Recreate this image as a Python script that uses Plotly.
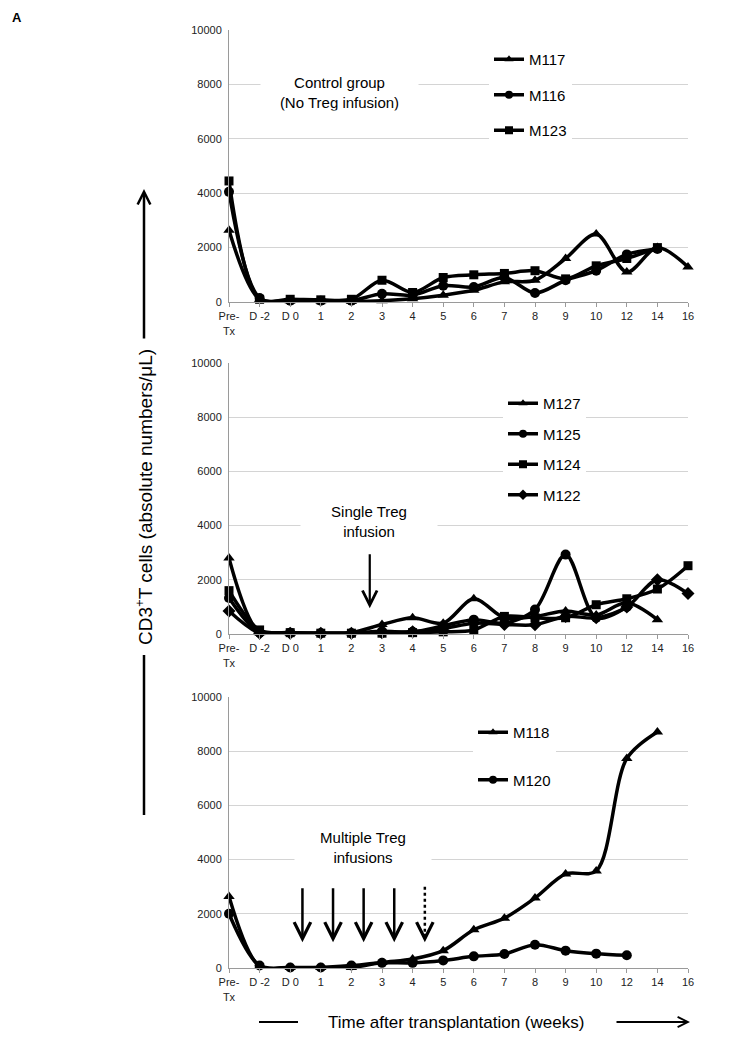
import plotly.graph_objects as go

categories = ["Pre-Tx", "D -2", "D 0", "1", "2", "3", "4", "5", "6", "7", "8", "9", "10", "12", "14", "16"]
tick_text = ["Pre-<br>Tx", "D -2", "D 0", "1", "2", "3", "4", "5", "6", "7", "8", "9", "10", "12", "14", "16"]
y_ticks = [0, 2000, 4000, 6000, 8000, 10000]

# Panel 1: control group
M117 = [2640, 100, 50, 50, 30, 50, 120, 250, 430, 740, 800, 1600, 2500, 1100, 2000, 1290]
M116 = [4050, 150, 50, 50, 50, 300, 250, 600, 550, 900, 330, 800, 1150, 1750, 1950, None]
M123 = [4450, 100, 100, 80, 100, 800, 350, 900, 1000, 1050, 1150, 850, 1330, 1600, 2000, None]

# Panel 2: single Treg infusion
M127 = [2800, 50, 30, 20, 50, 350, 600, 400, 1300, 600, 650, 850, 700, 1150, 530, None]
M125 = [1330, 50, 50, 30, 30, 100, 80, 300, 530, 400, 900, 2930, 600, 1000, None, None]
M124 = [1600, 150, 50, 30, 30, 30, 50, 80, 150, 650, 600, 600, 1080, 1300, 1660, 2520]
M122 = [850, 30, 30, 30, 30, 50, 80, 200, 400, 350, 340, 650, 600, 1000, 2000, 1490]

# Panel 3: multiple Treg infusions
M118 = [2640, 60, 20, 20, 20, 200, 330, 640, 1410, 1840, 2580, 3470, 3580, 7730, 8710, None]
M120 = [2000, 90, 20, 20, 90, 190, 190, 280, 430, 515, 860, 640, 530, 470, None, None]

panels = [
    [("M117", M117, "triangle-up"), ("M116", M116, "circle"), ("M123", M123, "square")],
    [("M127", M127, "triangle-up"), ("M125", M125, "circle"), ("M124", M124, "square"), ("M122", M122, "diamond")],
    [("M118", M118, "triangle-up"), ("M120", M120, "circle")],
]
single_arrow_x = [4.6]
multi_arrow_x = [2.4, 3.4, 4.4, 5.4]
dashed_arrow_x = [6.4]
arrow_top, arrow_bottom = 3000, 950

FONT = "Liberation Sans, Arial, sans-serif"
fig = go.Figure()
legends = ["legend", "legend2", "legend3"]
for p, series in enumerate(panels):
    ax_id = "" if p == 0 else str(p + 1)
    for name, vals, sym in series:
        fig.add_trace(go.Scatter(
            x=categories, y=vals, name=name, mode="lines+markers",
            line=dict(color="black", width=3.5, shape="spline", smoothing=0.9),
            marker=dict(symbol=sym, size=10 if sym != "square" else 9, color="black"),
            xaxis="x" + ax_id, yaxis="y" + ax_id, cliponaxis=False,
            legend=legends[p], legendgroup=name, showlegend=False,
        ))
        # legend key (no data points), smaller symbol as in the reference
        fig.add_trace(go.Scatter(
            x=[None], y=[None], name=name, mode="lines+markers",
            line=dict(color="black", width=3.5),
            marker=dict(symbol=sym, size=8, color="black"),
            xaxis="x" + ax_id, yaxis="y" + ax_id,
            legend=legends[p], legendgroup=name, showlegend=True,
        ))

# page pixel -> paper coordinates (the page has an 8px body margin)
H0, H1 = 30, 968
PH = H1 - H0
def py(px):
    return (H1 - px) / PH
def pxx(px):
    return (px - 229) / 459

domains = [[py(302), py(30)], [py(634), py(363)], [py(968), py(697)]]
axis_common = dict(showline=True, linecolor="#9a9a9a", linewidth=1)
for p in range(3):
    ax_id = "" if p == 0 else str(p + 1)
    fig.update_layout(**{
        "xaxis" + ax_id: dict(
            type="category", categoryorder="array", categoryarray=categories,
            tickvals=categories, ticktext=tick_text, range=[0, 15],
            anchor="y" + ax_id, domain=[0, 1], showgrid=False, zeroline=False,
            ticks="outside", ticklen=4, tickcolor="#9a9a9a",
            tickfont=dict(family=FONT, size=11, color="#222"), **axis_common),
        "yaxis" + ax_id: dict(
            range=[0, 10000], tickvals=y_ticks, tickformat="d", anchor="x" + ax_id, domain=domains[p],
            showgrid=True, gridcolor="#d4d4d4", gridwidth=1, zeroline=False,
            ticks="", tickfont=dict(family=FONT, size=11, color="#222"),
            ticklabelstandoff=4, **axis_common),
    })

leg_common = dict(bgcolor="white", font=dict(family=FONT, size=15, color="black"),
                  xanchor="left", yanchor="top", traceorder="grouped", itemwidth=30)
fig.update_layout(
    legend=dict(x=pxx(489), y=py(43), tracegroupgap=13, **leg_common),
    legend2=dict(x=pxx(503), y=py(387), tracegroupgap=8, **leg_common),
    legend3=dict(x=pxx(473), y=py(716), tracegroupgap=25, **leg_common),
)

ann = []
txt_font = dict(family=FONT, size=15, color="black")
def label(text, x, y, **kw):
    d = dict(text=text, x=x, y=y, xref="paper", yref="paper", showarrow=False,
             xanchor="center", yanchor="middle")
    d.update(kw)
    ann.append(d)

label("Control group<br>(No Treg infusion)", pxx(339), py(93), bgcolor="white", font=txt_font, width=155, align="center")
label("Single Treg<br>infusion", pxx(369), py(521), bgcolor="white", font=txt_font, width=134, align="center")
label("Multiple Treg<br>infusions", pxx(363), py(847), bgcolor="white", font=txt_font, width=134, align="center")

for xv in single_arrow_x:
    ann.append(dict(x=xv, y=arrow_bottom, ax=xv, ay=arrow_top, xref="x2", yref="y2", axref="x2", ayref="y2",
                    text="", showarrow=True, arrowhead=5, arrowsize=1.3, arrowwidth=2.2, arrowcolor="black", standoff=0))
for xv in multi_arrow_x:
    ann.append(dict(x=xv, y=arrow_bottom, ax=xv, ay=arrow_top, xref="x3", yref="y3", axref="x3", ayref="y3",
                    text="", showarrow=True, arrowhead=5, arrowsize=1.3, arrowwidth=2.5, arrowcolor="black", standoff=0))
shapes = []
for xv in dashed_arrow_x:
    ann.append(dict(x=xv, y=arrow_bottom, ax=0, ay=-8, xref="x3", yref="y3",
                    text="", showarrow=True, arrowhead=5, arrowsize=1.3, arrowwidth=2.5, arrowcolor="black", standoff=0))
    shapes.append(dict(type="line", xref="x3", yref="y3", x0=xv, x1=xv, y0=arrow_top, y1=arrow_bottom + 250,
                       line=dict(color="black", width=2.5, dash="dot")))

# y-axis title with arrow
label("CD3<sup>+</sup>T cells (absolute numbers/μL)", pxx(144), py(497), textangle=-90,
      font=dict(family="Liberation Sans Narrow, Arial Narrow, Liberation Sans, sans-serif", size=19, color="black"))
ann.append(dict(text="", x=pxx(144), y=py(189), xref="paper", yref="paper", ax=0, ay=151,
                showarrow=True, arrowhead=5, arrowsize=1.0, arrowwidth=2.5, arrowcolor="black", standoff=0))
shapes.append(dict(type="line", xref="paper", yref="paper", x0=pxx(144), x1=pxx(144), y0=py(815), y1=py(655),
                   line=dict(color="black", width=2.5)))

# x-axis title with arrow
label("Time after transplantation (weeks)", pxx(456), py(1022), font=dict(family=FONT, size=17, color="black"))
shapes.append(dict(type="line", xref="paper", yref="paper", x0=pxx(259), x1=pxx(298), y0=py(1022), y1=py(1022),
                   line=dict(color="black", width=2)))
ann.append(dict(text="", x=pxx(690), y=py(1022), xref="paper", yref="paper", ax=-75, ay=0,
                showarrow=True, arrowhead=5, arrowsize=1.0, arrowwidth=2, arrowcolor="black", standoff=0))

label("<b>A</b>", pxx(10), py(18), xanchor="left", font=dict(family=FONT, size=13, color="black"))

# figure is drawn at page offset (8, 8)
fig.update_layout(
    width=734, height=1033, margin=dict(l=221, r=54, t=22, b=73),
    paper_bgcolor="white", plot_bgcolor="white",
    annotations=ann, shapes=shapes, showlegend=True,
)
fig.write_html("out.html")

☆ ☆ ☆ ☆

● Directions
Reproduce the material above exactly, first line through the line that contains "470, None, None]", minus the pictures.

● Output below
Recreate this image as a Python script that uses Plotly.
import plotly.graph_objects as go

categories = ["Pre-Tx", "D -2", "D 0", "1", "2", "3", "4", "5", "6", "7", "8", "9", "10", "12", "14", "16"]
tick_text = ["Pre-<br>Tx", "D -2", "D 0", "1", "2", "3", "4", "5", "6", "7", "8", "9", "10", "12", "14", "16"]
y_ticks = [0, 2000, 4000, 6000, 8000, 10000]

# Panel 1: control group
M117 = [2640, 100, 50, 50, 30, 50, 120, 250, 430, 740, 800, 1600, 2500, 1100, 2000, 1290]
M116 = [4050, 150, 50, 50, 50, 300, 250, 600, 550, 900, 330, 800, 1150, 1750, 1950, None]
M123 = [4450, 100, 100, 80, 100, 800, 350, 900, 1000, 1050, 1150, 850, 1330, 1600, 2000, None]

# Panel 2: single Treg infusion
M127 = [2800, 50, 30, 20, 50, 350, 600, 400, 1300, 600, 650, 850, 700, 1150, 530, None]
M125 = [1330, 50, 50, 30, 30, 100, 80, 300, 530, 400, 900, 2930, 600, 1000, None, None]
M124 = [1600, 150, 50, 30, 30, 30, 50, 80, 150, 650, 600, 600, 1080, 1300, 1660, 2520]
M122 = [850, 30, 30, 30, 30, 50, 80, 200, 400, 350, 340, 650, 600, 1000, 2000, 1490]

# Panel 3: multiple Treg infusions
M118 = [2640, 60, 20, 20, 20, 200, 330, 640, 1410, 1840, 2580, 3470, 3580, 7730, 8710, None]
M120 = [2000, 90, 20, 20, 90, 190, 190, 280, 430, 515, 860, 640, 530, 470, None, None]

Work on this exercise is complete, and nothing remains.